Jumlah siswa yang terlalu besar, kesenjangan sosial-ekonomi, baik antara para pelajar maupun antara pelajar dengan guru; disiplin dan tata tertib sekolah yang rendah; kurangnya sarana dan prasarana sekolah; kurikulum yang kurang memadai; guru yang kurang dedikasi atau kurang memahami didaktik atau metodik mengajar; kurangnya kegiatan ekstrakurikuler, merupakan faktor penyebabnya.

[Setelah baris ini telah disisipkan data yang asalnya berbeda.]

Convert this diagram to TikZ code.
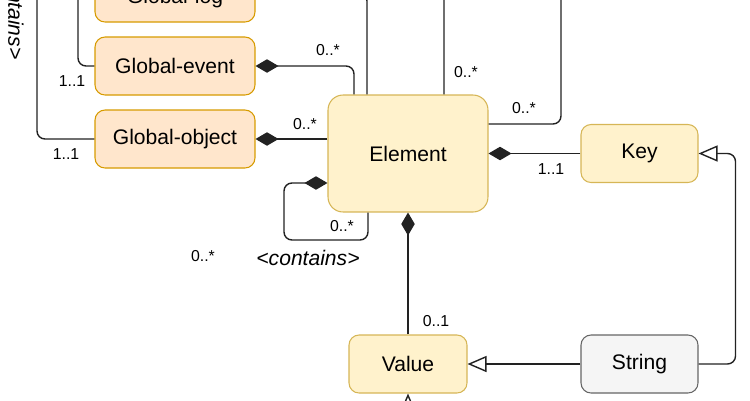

Belum lagi, jika sekolah pun acuh tak acuh pada anak didik. Mereka tidak peduli dengan perkembangan siswanya. Pihak sekolah abai membantu mengembangkan potensi kreatif peserta didik. Dengan bahasa lain, sekolah jalan sendiri tanpa memperhatikan secara optimal keberadaan pelajar di sekolah. Walhasil, siswa mencari identitas dan eksistensi secara mandiri. Apabila pelajar terjebak pada geng-geng, pergaulan kelompok yang tak produktif sekolah jangan menyalahkan siswa. Pihak sekolah harus mengintrospeksi diri tentang mekanisme yang dilakukan sekolah dalam mendidik siswanya.
e. Faktor lingkungan masyarakat
Kondisi soial-ekonomi, besarnya jurang antara kelompok yang ‘punya’ dan ‘yang tidak punya’; kurangnya sarana transportasi, lingkungan fisik perkotaan dan yang tidak mendukung perkembangan diri anak dan remaja, situasi politik yang tidak menentu, lemahnya penegakan hukum, rendahnya disiplin masyarakat, dan pengaruh media massa merupakan penyebab meningkatnya budaya kekerasan.
Dengan melihat fenomena runyam dan memprihatinkan ini, sudah sepantasnya bagi kita semua untuk mencoba mencari solusi atau jawaban atas realita yang ada. Tawuran atau kekerasan antarpelajar kini harus dicegah, karena masa depan bangsa ini sesungguhnya ada di tangan mereka. Bagaimana jadinya bangsa ini, jika mental generasi penerusnya sudah seperti ini? Bukankah itu merupakan suatu kegagalan besar bagi bangsa ini?
Semoga tulisan ini dapat menjadi sumbangan ide yang signifikan untuk mencegah agar tindakan anarkisme pelajar sekolah tidak lagi terulang di Jakarta atau di daerah-daerah lain. Tindakan brutal bukan cermin kepribadian pelajar dan dunia pendidikan negeri ini. Karena itu, kita berharap pemerintah, sekolah, lingkungan sosial, keluarga dapat bersinergi mengatasi tawuran pelajar yang sangat meresahkan kita semua.